## SUPPLIED MATERIAL
......

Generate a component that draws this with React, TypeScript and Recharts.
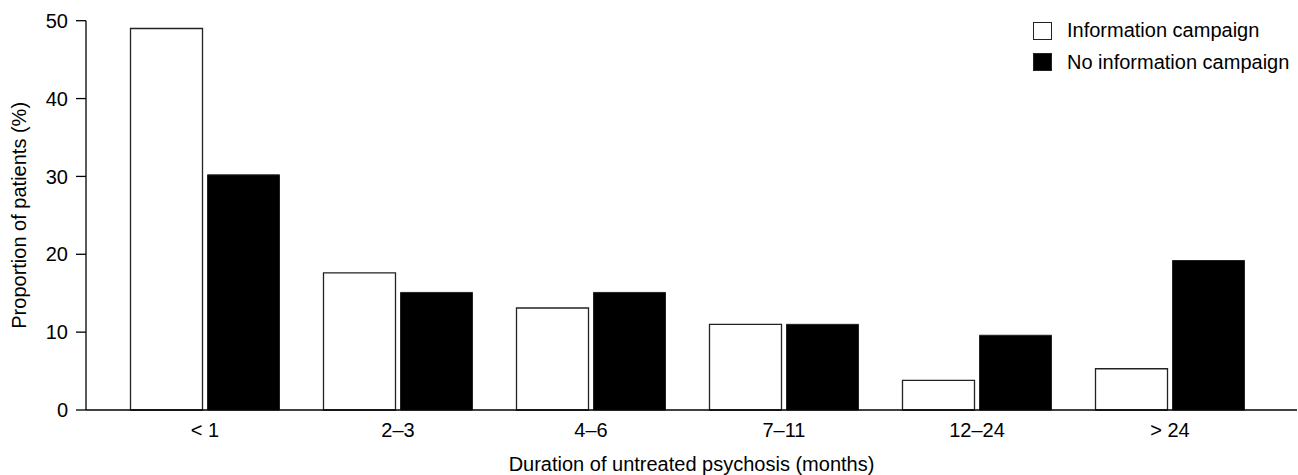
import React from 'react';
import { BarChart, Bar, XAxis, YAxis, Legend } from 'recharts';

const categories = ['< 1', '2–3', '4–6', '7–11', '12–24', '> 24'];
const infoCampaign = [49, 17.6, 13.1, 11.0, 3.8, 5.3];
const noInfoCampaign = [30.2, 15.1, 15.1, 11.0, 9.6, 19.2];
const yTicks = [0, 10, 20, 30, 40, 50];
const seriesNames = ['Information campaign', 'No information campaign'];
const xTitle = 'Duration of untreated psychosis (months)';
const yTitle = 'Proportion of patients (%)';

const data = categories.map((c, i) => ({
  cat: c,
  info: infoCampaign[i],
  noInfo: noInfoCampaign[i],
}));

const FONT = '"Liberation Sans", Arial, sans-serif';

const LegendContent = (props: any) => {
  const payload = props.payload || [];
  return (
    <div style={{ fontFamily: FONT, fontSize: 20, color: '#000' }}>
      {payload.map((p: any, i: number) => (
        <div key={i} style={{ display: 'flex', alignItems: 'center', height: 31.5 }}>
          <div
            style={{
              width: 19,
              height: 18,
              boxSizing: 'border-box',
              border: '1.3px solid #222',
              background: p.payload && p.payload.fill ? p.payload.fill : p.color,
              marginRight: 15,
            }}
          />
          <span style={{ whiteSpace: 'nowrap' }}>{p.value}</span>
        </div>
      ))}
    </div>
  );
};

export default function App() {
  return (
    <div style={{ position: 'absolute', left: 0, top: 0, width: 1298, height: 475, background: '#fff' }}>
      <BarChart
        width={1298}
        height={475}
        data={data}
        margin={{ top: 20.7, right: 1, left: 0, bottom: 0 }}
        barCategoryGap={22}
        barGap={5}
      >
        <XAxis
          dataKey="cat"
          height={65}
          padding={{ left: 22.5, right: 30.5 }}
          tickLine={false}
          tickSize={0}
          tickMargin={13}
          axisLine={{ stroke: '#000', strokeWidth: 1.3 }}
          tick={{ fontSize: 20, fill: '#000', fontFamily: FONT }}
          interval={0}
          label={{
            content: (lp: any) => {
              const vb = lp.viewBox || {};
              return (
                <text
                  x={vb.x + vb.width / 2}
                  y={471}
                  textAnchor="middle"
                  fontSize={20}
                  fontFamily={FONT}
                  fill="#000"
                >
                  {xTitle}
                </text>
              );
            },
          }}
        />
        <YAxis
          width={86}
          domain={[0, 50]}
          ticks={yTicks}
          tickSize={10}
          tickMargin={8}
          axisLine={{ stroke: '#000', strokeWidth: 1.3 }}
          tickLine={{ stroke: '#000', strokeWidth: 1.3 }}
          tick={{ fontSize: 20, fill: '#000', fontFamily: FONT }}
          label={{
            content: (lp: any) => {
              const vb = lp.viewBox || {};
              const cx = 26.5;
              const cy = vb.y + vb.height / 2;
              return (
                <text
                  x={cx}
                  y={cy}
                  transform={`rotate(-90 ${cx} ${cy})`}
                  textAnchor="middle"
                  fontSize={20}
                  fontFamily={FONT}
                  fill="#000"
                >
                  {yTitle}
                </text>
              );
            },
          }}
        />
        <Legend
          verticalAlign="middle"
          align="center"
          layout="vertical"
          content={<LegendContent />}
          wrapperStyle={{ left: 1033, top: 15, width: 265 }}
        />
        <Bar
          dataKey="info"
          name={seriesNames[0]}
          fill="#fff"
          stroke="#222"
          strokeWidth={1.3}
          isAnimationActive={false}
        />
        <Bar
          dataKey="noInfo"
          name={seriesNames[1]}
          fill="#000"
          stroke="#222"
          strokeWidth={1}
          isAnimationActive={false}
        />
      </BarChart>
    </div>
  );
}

......

## REQUEST
Show the lines from the data above that contain the string "React".

## COMPLETED EXERCISE
Generate a component that draws this with React, TypeScript and Recharts.
import React from 'react';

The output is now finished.